@shitwithsugaron I agree with everyone else (and your mum). It really does sound like MrB’s MH issues are taking over the relationship, and he is using them as an excuse. And, to some extent, a way of controlling you. The fact that you can’t actually discuss it with him without him saying ‘I told you I was useless etc’ is a big problem.
I’m a bit concerned that you’ll end up walking on eggshells and always accommodating him. You’re only 3 months in: should it be this tough?
As you know, my ex had (has) MH issues (he’s also a shit, but the MH issues combine very badly with that). It was very difficult to live with and it really came to dominate everyone’s life. His refusal to accept that’s what was happening or to take responsibility for the effects of his actions was intolerable.
I know you are inclined to be supportive, and you genuinely care about MrB but his MH issues are his to deal with. Right now it sounds like he’s almost outsourcing them to you and you have to manage his MH for him.

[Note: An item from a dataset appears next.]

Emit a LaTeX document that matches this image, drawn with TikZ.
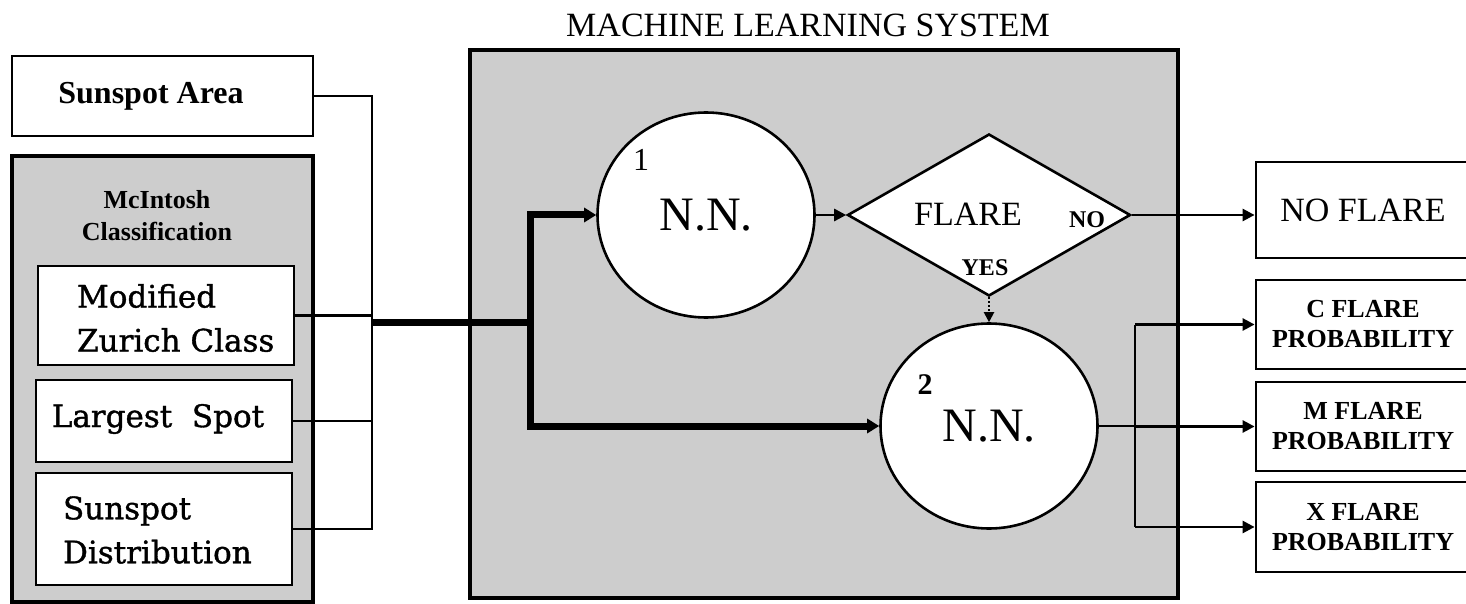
\documentclass[tikz,border=0pt]{standalone}
\usepackage{fontspec}
\setmainfont{Liberation Serif}
\newfontfamily\slabfont[FakeBold=1.2]{DejaVu Serif}
\usetikzlibrary{arrows.meta,shapes.geometric}
\definecolor{panelgray}{RGB}{205,205,205}
\begin{document}
\begin{tikzpicture}[x=0.5pt,y=-0.5pt,
  box/.style={draw,line width=1.4pt,fill=white,rectangle,inner sep=0pt},
  panel/.style={draw,line width=1.6pt,fill=panelgray,rectangle,inner sep=0pt},
  conn/.style={line width=1.3pt},
  busthick/.style={line width=3.5pt},
  arr/.style={-{Triangle[length=6pt,width=6pt]}},
  arrbig/.style={-{Triangle[length=6pt,width=7pt]}},
  nn/.style={draw,ellipse,fill=white,line width=1.3pt,minimum width=108.5pt,minimum height=102.5pt,inner sep=0pt,font=\fontsize{24}{28}\selectfont},
  outbox/.style={box,minimum width=107pt,align=center,font=\bfseries\fontsize{13}{15}\selectfont},
  slabtext/.style={font=\slabfont\fontsize{15.5}{22}\selectfont}]
\useasboundingbox (0,0) rectangle (1466,604);

% left side
\node[box,minimum width=150.5pt,minimum height=40pt] (sa) at (162.5,96) {};
\node[font=\bfseries\fontsize{16}{19}\selectfont] (satext) at (151,96) {Sunspot Area};
\node[panel,minimum width=150.5pt,minimum height=223pt] (mc) at (162.5,379) {};
\node[align=center,font=\bfseries\fontsize{13}{16}\selectfont] (mctitle) at (157,216) {McIntosh\\Classification};
\node[box,minimum width=128pt,minimum height=49.5pt] (mzc) at (166,315.5) {};
\node[anchor=west,align=left,slabtext] (mzctext) at (70,318) {Modified\\Zurich Class};
\node[box,minimum width=128pt,minimum height=41pt] (ls) at (164,421) {};
\node[slabtext] (lstext) at (158,419) {Largest\ \ Spot};
\node[box,minimum width=128pt,minimum height=56pt] (sd) at (164,529) {};
\node[anchor=west,align=left,slabtext] (sdtext) at (56,530) {Sunspot\\Distribution};

% machine learning system
\node[font=\fontsize{17}{20}\selectfont] (title) at (808,25) {MACHINE LEARNING SYSTEM};
\node[panel,line width=2pt,minimum width=354pt,minimum height=274pt] (ml) at (824,324) {};
\node[nn] (nn1) at (706,215) {N.N.};
\node[nn] (nn2) at (989,426) {N.N.};
\node[font=\fontsize{16}{18}\selectfont] (n1) at (641,160) {1};
\node[font=\bfseries\fontsize{15}{18}\selectfont] (n2) at (925,385) {2};
\node[draw,diamond,fill=white,line width=1.3pt,minimum width=141.5pt,minimum height=81pt,inner sep=0pt] (dia) at (989,215) {};
\node[font=\fontsize{17}{20}\selectfont] (flare) at (968,214) {FLARE};
\node[font=\bfseries\fontsize{12}{14}\selectfont] (no) at (1087,220) {NO};
\node[font=\bfseries\fontsize{12}{14}\selectfont] (yes) at (985,268) {YES};

% outputs
\node[box,minimum width=107pt,minimum height=48pt,font=\fontsize{17}{20}\selectfont] (nf) at (1363,210) {NO FLARE};
\node[outbox,minimum height=44.5pt] (cf) at (1363,324.5) {C FLARE\\PROBABILITY};
\node[outbox,minimum height=44.5pt] (mf) at (1363,426.5) {M FLARE\\PROBABILITY};
\node[outbox,minimum height=45pt] (xf) at (1363,527) {X FLARE\\PROBABILITY};

% input bus
\coordinate (btop) at (372,96);
\coordinate (bbot) at (372,529);
\coordinate (bmid) at (372,322);
\coordinate (split) at (530,322);
\draw[conn] (sa.east) -- (btop) -- (bbot) -- (sd.east);
\draw[conn] (mzc.east) -- (mzc.east -| btop);
\draw[conn] (ls.east) -- (ls.east -| btop);
\draw[busthick] (bmid) -- (split);
\draw[busthick,arrbig] (split) |- (nn1.west);
\draw[busthick,arrbig] (split) |- (nn2.west);

% internal flow
\draw[conn,arr] (nn1.east) -- (dia.west);
\draw[line width=1pt,densely dotted,-{Triangle[length=5pt,width=5pt]}] (dia.south) -- (nn2.north);
\draw[conn,arr] (dia.east) -- (dia.east -| nf.west);

% output bus
\coordinate (rb) at (1135,426);
\draw[conn] (nn2.east) -- (rb);
\draw[conn] (rb |- cf.west) -- (rb |- xf.west);
\draw[conn,arr] (rb |- cf.west) -- (cf.west);
\draw[conn,arr] (rb |- mf.west) -- (mf.west);
\draw[conn,arr] (rb |- xf.west) -- (xf.west);
\end{tikzpicture}
\end{document}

If he knows he has issues with social skills and self-esteem, he needs to be dealing with. He shouldn’t be constantly accusing you of being angry or passive aggressively going home unwell because you dared to cook dinner while talking to him. Nor should he be shutting you down with a pile of self pity when you try to discuss things. These are things that he should be working on with his therapist and reassuring you that he is. He shouldn’t be trying to make it your problem.
If it were a LTR, then obviously this is exactly what you go to counselling together about. But at 3 months in, should the need for counselling be something that ever enters anyone’s mind?
One of my concerns is that this is the easy bit and the bit where he’s on his best behaviour. And this is what you’re getting. I do worry about what he’ll be like if you lived together etc.
Even my ex managed to pretend to be relatively normal 3 months in. Well, actually there were some red flags I’d ignored. But nothing like you’re currently dealing with.
You deserve to be really happy @shitwithsugaron. It’s probably the right time to be thinking about whether the reality of life with MrB is actually going to achieve that.